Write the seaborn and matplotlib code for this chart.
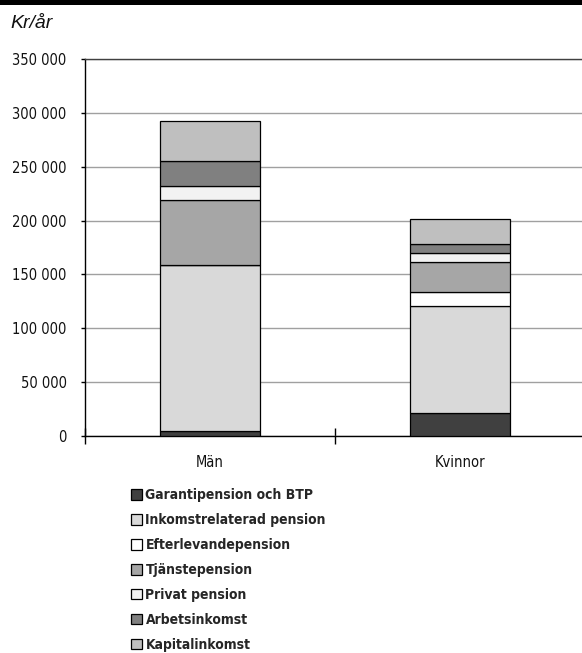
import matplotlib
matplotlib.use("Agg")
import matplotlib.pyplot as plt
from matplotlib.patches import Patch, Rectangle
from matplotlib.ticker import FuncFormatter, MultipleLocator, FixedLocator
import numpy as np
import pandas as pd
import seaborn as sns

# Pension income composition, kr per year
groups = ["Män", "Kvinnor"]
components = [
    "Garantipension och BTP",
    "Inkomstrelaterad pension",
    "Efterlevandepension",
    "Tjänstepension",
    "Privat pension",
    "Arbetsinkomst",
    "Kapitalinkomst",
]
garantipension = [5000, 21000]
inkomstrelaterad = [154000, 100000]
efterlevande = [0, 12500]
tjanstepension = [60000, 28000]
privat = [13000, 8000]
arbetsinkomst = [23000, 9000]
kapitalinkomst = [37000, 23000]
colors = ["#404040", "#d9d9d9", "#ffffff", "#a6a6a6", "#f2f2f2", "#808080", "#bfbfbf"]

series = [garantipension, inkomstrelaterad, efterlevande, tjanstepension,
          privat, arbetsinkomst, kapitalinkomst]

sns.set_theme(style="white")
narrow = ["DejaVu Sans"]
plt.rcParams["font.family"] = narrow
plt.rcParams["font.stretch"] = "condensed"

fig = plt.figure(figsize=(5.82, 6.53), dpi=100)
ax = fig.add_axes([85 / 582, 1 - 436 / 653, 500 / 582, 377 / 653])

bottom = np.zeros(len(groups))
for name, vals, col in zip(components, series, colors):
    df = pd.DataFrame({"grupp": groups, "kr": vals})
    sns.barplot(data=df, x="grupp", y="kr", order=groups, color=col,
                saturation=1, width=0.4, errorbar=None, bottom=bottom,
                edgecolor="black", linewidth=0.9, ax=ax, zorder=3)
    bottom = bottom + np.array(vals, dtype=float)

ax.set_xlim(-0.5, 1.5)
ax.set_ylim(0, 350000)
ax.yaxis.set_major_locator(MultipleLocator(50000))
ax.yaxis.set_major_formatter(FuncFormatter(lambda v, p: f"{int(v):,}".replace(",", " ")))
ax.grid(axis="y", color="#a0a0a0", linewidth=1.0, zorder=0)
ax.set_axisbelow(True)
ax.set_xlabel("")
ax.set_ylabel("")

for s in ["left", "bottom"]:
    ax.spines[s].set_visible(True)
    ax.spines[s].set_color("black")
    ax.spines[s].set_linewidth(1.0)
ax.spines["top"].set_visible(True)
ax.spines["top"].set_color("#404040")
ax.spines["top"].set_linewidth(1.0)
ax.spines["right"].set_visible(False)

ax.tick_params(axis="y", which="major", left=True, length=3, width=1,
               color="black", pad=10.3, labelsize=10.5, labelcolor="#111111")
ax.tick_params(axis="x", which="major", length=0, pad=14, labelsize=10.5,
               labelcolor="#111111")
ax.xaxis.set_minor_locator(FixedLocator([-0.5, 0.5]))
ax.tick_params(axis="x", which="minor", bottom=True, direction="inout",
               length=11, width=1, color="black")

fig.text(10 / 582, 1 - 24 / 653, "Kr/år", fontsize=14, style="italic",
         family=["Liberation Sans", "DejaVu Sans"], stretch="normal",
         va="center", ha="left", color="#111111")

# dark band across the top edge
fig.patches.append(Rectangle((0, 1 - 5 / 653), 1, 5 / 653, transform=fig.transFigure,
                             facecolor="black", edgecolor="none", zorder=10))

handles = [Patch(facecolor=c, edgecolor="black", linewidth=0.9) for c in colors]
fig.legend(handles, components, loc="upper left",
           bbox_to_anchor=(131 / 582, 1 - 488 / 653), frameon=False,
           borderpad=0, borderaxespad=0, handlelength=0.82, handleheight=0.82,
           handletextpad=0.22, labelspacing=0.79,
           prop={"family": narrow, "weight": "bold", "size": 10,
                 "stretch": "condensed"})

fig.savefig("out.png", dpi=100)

• • •

Reproduce the full listing above verbatim, with no pictures included.

== SOLUTION TO THIS PROBLEM ==
Write the seaborn and matplotlib code for this chart.
import matplotlib
matplotlib.use("Agg")
import matplotlib.pyplot as plt
from matplotlib.patches import Patch, Rectangle
from matplotlib.ticker import FuncFormatter, MultipleLocator, FixedLocator
import numpy as np
import pandas as pd
import seaborn as sns

# Pension income composition, kr per year
groups = ["Män", "Kvinnor"]
components = [
    "Garantipension och BTP",
    "Inkomstrelaterad pension",
    "Efterlevandepension",
    "Tjänstepension",
    "Privat pension",
    "Arbetsinkomst",
    "Kapitalinkomst",
]
garantipension = [5000, 21000]
inkomstrelaterad = [154000, 100000]
efterlevande = [0, 12500]
tjanstepension = [60000, 28000]
privat = [13000, 8000]
arbetsinkomst = [23000, 9000]
kapitalinkomst = [37000, 23000]
colors = ["#404040", "#d9d9d9", "#ffffff", "#a6a6a6", "#f2f2f2", "#808080", "#bfbfbf"]

series = [garantipension, inkomstrelaterad, efterlevande, tjanstepension,
          privat, arbetsinkomst, kapitalinkomst]

sns.set_theme(style="white")
narrow = ["DejaVu Sans"]
plt.rcParams["font.family"] = narrow
plt.rcParams["font.stretch"] = "condensed"

fig = plt.figure(figsize=(5.82, 6.53), dpi=100)
ax = fig.add_axes([85 / 582, 1 - 436 / 653, 500 / 582, 377 / 653])

bottom = np.zeros(len(groups))
for name, vals, col in zip(components, series, colors):
    df = pd.DataFrame({"grupp": groups, "kr": vals})
    sns.barplot(data=df, x="grupp", y="kr", order=groups, color=col,
                saturation=1, width=0.4, errorbar=None, bottom=bottom,
                edgecolor="black", linewidth=0.9, ax=ax, zorder=3)
    bottom = bottom + np.array(vals, dtype=float)

ax.set_xlim(-0.5, 1.5)
ax.set_ylim(0, 350000)
ax.yaxis.set_major_locator(MultipleLocator(50000))
ax.yaxis.set_major_formatter(FuncFormatter(lambda v, p: f"{int(v):,}".replace(",", " ")))
ax.grid(axis="y", color="#a0a0a0", linewidth=1.0, zorder=0)
ax.set_axisbelow(True)
ax.set_xlabel("")
ax.set_ylabel("")

for s in ["left", "bottom"]:
    ax.spines[s].set_visible(True)
    ax.spines[s].set_color("black")
    ax.spines[s].set_linewidth(1.0)
ax.spines["top"].set_visible(True)
ax.spines["top"].set_color("#404040")
ax.spines["top"].set_linewidth(1.0)
ax.spines["right"].set_visible(False)

ax.tick_params(axis="y", which="major", left=True, length=3, width=1,
               color="black", pad=10.3, labelsize=10.5, labelcolor="#111111")
ax.tick_params(axis="x", which="major", length=0, pad=14, labelsize=10.5,
               labelcolor="#111111")
ax.xaxis.set_minor_locator(FixedLocator([-0.5, 0.5]))
ax.tick_params(axis="x", which="minor", bottom=True, direction="inout",
               length=11, width=1, color="black")

fig.text(10 / 582, 1 - 24 / 653, "Kr/år", fontsize=14, style="italic",
         family=["Liberation Sans", "DejaVu Sans"], stretch="normal",
         va="center", ha="left", color="#111111")

# dark band across the top edge
fig.patches.append(Rectangle((0, 1 - 5 / 653), 1, 5 / 653, transform=fig.transFigure,
                             facecolor="black", edgecolor="none", zorder=10))

handles = [Patch(facecolor=c, edgecolor="black", linewidth=0.9) for c in colors]
fig.legend(handles, components, loc="upper left",
           bbox_to_anchor=(131 / 582, 1 - 488 / 653), frameon=False,
           borderpad=0, borderaxespad=0, handlelength=0.82, handleheight=0.82,
           handletextpad=0.22, labelspacing=0.79,
           prop={"family": narrow, "weight": "bold", "size": 10,
                 "stretch": "condensed"})

fig.savefig("out.png", dpi=100)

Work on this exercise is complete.